In the last session of Parliament (monsoon session), the Ministry of Power introduced in the Lok Sabha the Electricity (Amendment) Bill, 2022, with the stated objective of transforming the power sector, with special focus on augmenting the power distribution network in the country.
The amendments met with so much pushback, especially from state governments, that it had to be referred to a standing committee, which is thrashing it out behind closed doors. The last time so much political energy was expended in power sector reform was in 2000 when Andhra Pradesh under Chandrababu Naidu launched a programme of unbundling utilities and revising tariffs which led police firing in Hyderabad.
State governments – specifically those run by Opposition parties - claim that the amendments will curtail their powers, especially relating to subsidies given to the farm sector.
Nothing can be further than the truth, explains union Power Minister R K Singh.
“There is no provision to stop subsidies to any section of consumers in the Electricity (Amendment) Bill, 2022. It was provided by the Electricity Act, 2003, that there can be more than one distribution utility in an area. But other distribution companies (discoms) would have to supply power through their own network. Now we have provided for sharing the distribution network (common carrier). It (common carrier) would charge for wheeling power of other discoms,” the minister said at a public engagement in Delhi, earlier this month.
But state governments are not so sanguine about the benign nature of amendments.
Tamil Nadu Chief Minister (CM) M K Stalin told Home Minister Amit Shah bluntly that centralisation, disguised as spurring competition, would not wash. Speaking at the 30th Southern Zonal Council meeting in Thiruvananthapuram earlier this month, the CM asked the Centre to withdraw the Bill and allow state-owned distribution licensees to continue the supply of quality power at affordable rates. Reiterating the age-old call of the Dravida Munnetra Kazhagam, ‘Federalism at the Centre; Autonomy for States’, he said: “When we proposed this 50 years ago, we were a minority. But today all state governments and regional parties have embraced our motto.”

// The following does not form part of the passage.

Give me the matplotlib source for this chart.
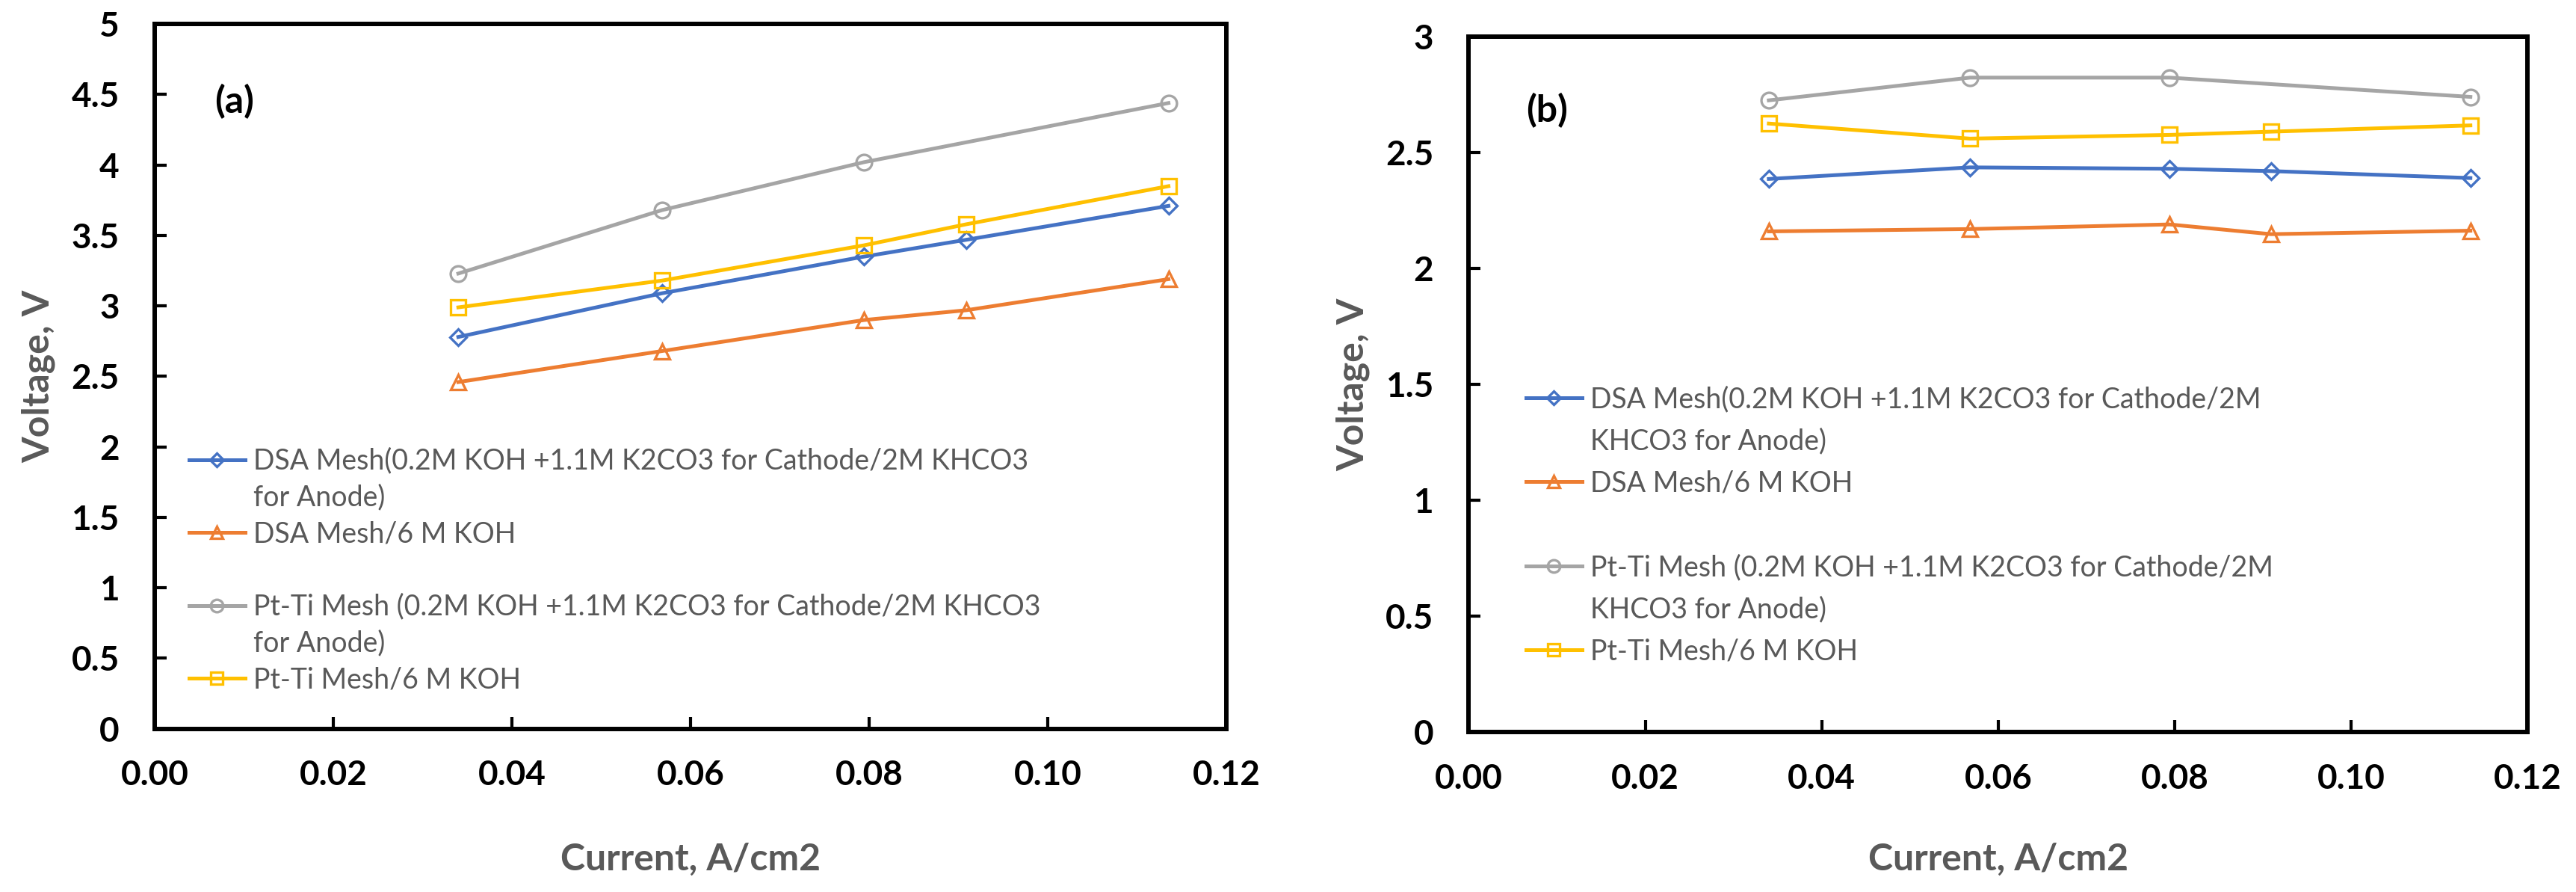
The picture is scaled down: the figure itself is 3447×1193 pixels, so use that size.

Kerala Power Minister K Krishnan Kutty said last month the state government was preparing a lengthy letter to the Union government on the centralisation of powers.
West Bengal CM Mamata Banerjee has already locked horns with the Centre on the amendments and has directed party Members of Parliament to be as vocal as possible in their criticism of the new provisions.
But what is the fuss about?
Thirty-five amendments are proposed in the Bill. Of them, half would come under the purview of ‘as prescribed by the Centre’. This includes provisions related to inviting private investment in power distribution, which is a state subject. States and their electricity regulators say this shackles their autonomy.
In the power sector supply chain, generation and transmission are under the Centre, while distribution is a state subject.
There are other gripes.
The amended Bill gives the Central Electricity Regulatory Commission (CERC) the authority to approve applications for a power distribution licence in an area. Under Section 79 of the Act, (which pertains to the functions of the CERC) a new provision has been inserted saying it has a new function “to grant licence for distributing electricity in more than one State”. This is likely to cover players such as Tata Power, Adani Electricity, Torrent Power, Calcutta Electric Supply Corporation (CERC), etc which are already operating power distribution in some states.
State electricity regulators say this will shroud in confusion the approval process for new distribution licensees.
“CERC can approve any application and state electricity regulatory commissions (SERCs) can reject it. According to the text of the Bill, the Centre will draft the eligibility criteria for new licence applicants. However, it is the SERCs who will decide the tariff caps for these new licensees. The responsibility and accountability are lopsided and faultily constructed,” said a member of a SERC.
A sector expert says it is not clear how the SERCs will decide the tariff as the operational area of a licensee would not be evident during the application process.
“The Bill lacks details and states will use this in their contentions to the standing committee which is examining it,” he said.
The Bill comes at a time when discoms are facing a financial crisis. The financial health of the discoms, which witnessed some improvement in recent years, has slipped into the red, again.
The annual rating of discoms by financing agency Power Finance Corporation revealed the financial deficit in the sector is ‘larger than previously recorded’ and is widening because of declining profitability of discoms.
But there is another side to it.
While states are unhappy about the ‘over-centralisation’ of several clauses of the Bill, states for years have failed to revive their discoms and power supply operations.
“In the past 15 years, there have been several revival schemes and restructuring packages for discoms, but to no avail. So if states are now going forward to contest the Centre on the Bill, they should have a plan in place,” said a sector expert, adding the new Revamped Distribution Sector Scheme is one such opportunity.
But state governments are unimpressed. As are trade unions of power engineers in state-run discoms who see privatisation as a threat to government-run discoms and their own existence.
As political parties put forth their reservations about the Bill in the standing committee, state governments are getting ready to register their apprehensions. The government has promised the amended Electricity Act will be debated in the winter session, beginning sometime in November.
If it reaches that stage, given the Bharatiya Janata Party-led National Democratic Alliance government’s majority in the Lower House, it is sure to be passed. But it will likely leave a trail of political bitterness.